Nordtrafikk AS
- Company type: Aksjeselskap
- Industry: Transport
- Founded: 15 April 1936
- Headquarters: Sortland, Norway
- Area served: Northern Norway

= Nordtrafikk =

Norwegian truck and ambulance operator

Nordtrafikk is a Norwegian truck and ambulance operator based in Sortland Municipality. The company operates ambulance services for Northern Norway Regional Health Authority. The company's bus (Nordtrafikk Buss AS) and ferry (Nordtrafikk Maritim AS) operations were sold to Veolia Transport Norge in 2006. They formerly operated bus routes in Harstad Municipality (including the airport bus to Harstad/Narvik Airport, Evenes), Lofoten, Salten, Trysil and Vesterålen and ferry transport in Lofoten and Vesterålen.

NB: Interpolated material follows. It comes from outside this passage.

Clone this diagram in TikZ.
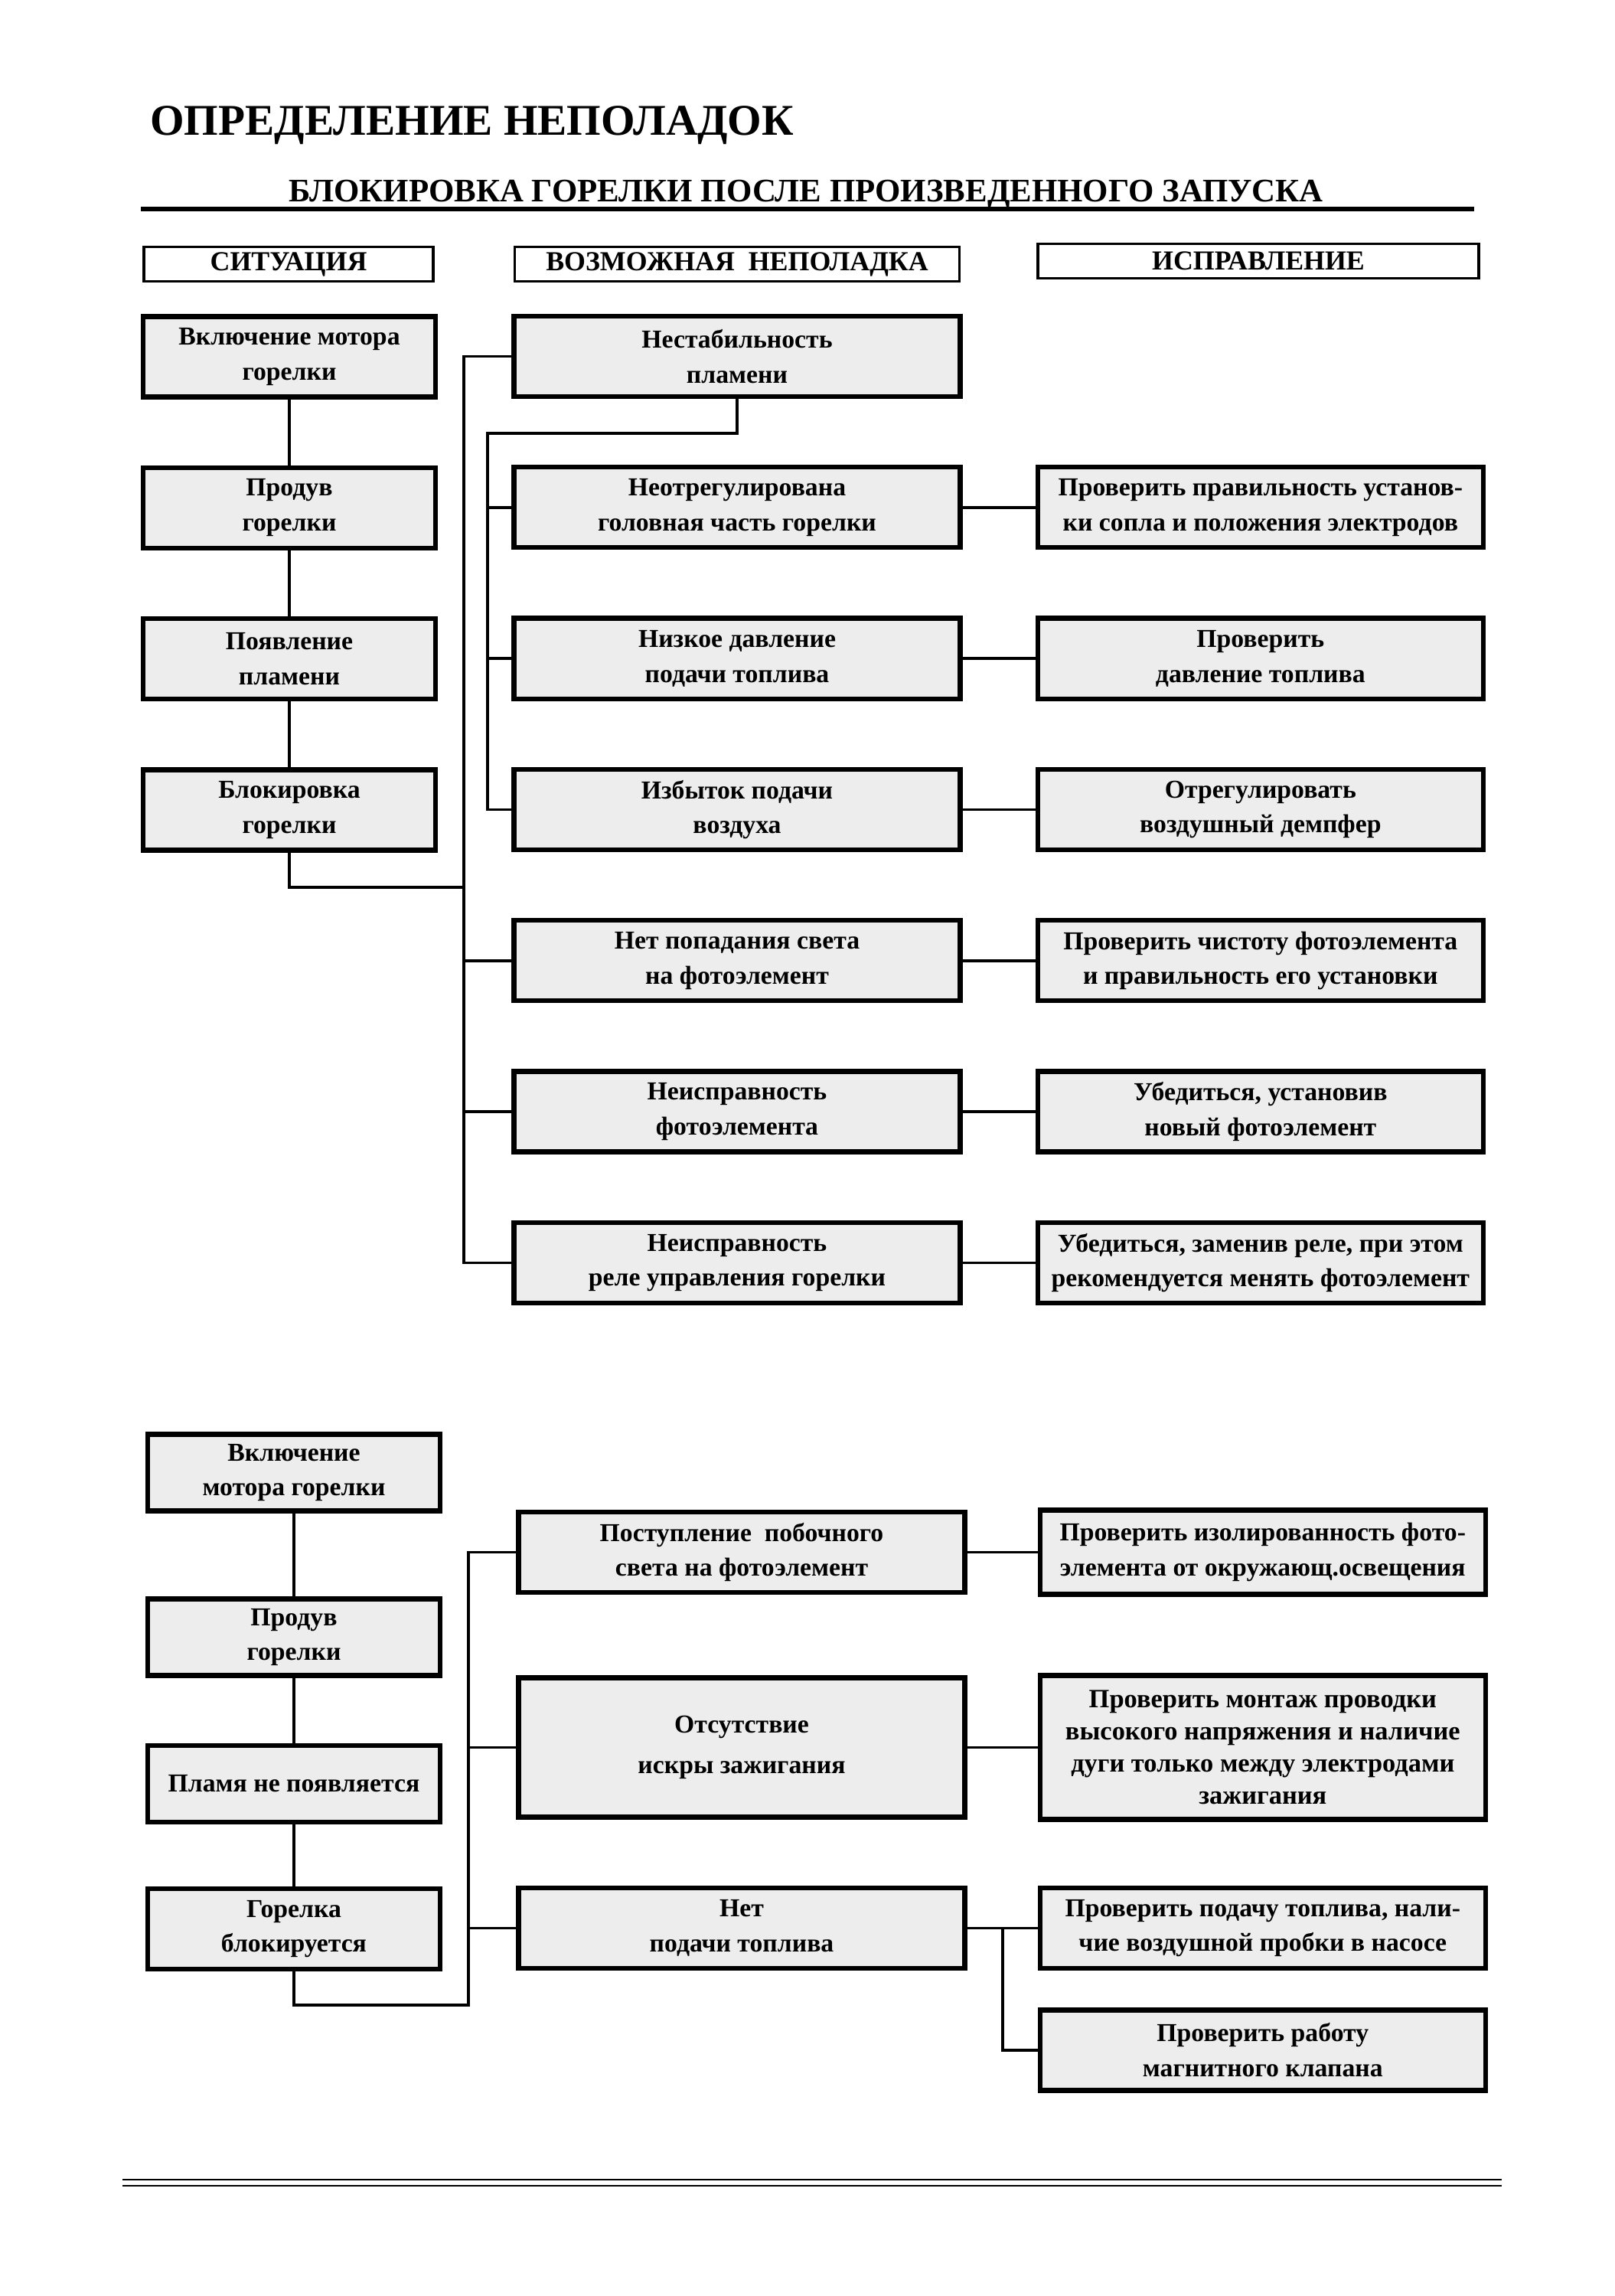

Nordtrafikk was founded in 1936 with the name A/L Langøya Biltrafikk, later changed to Vesterålens Trafikklag AS and in 1988 to its present name. Since 1990 it has bought a number of companies, including Boldevins Bilruter (1990), Harstad Oppland Rutebil (1996), Nordland Ambulanse (1997), Lofoten Trafikklag (1999), Trysilbussen (2000) and Ambunor (2001).

==Management==
Ole Lund Riber was CEO from 1987 until 2007, when the position was taken over by Terje Steiro. Before ´87, Ole Lund Riber ran Nordtrafikk's forerunner Vesterålen Trafikklag.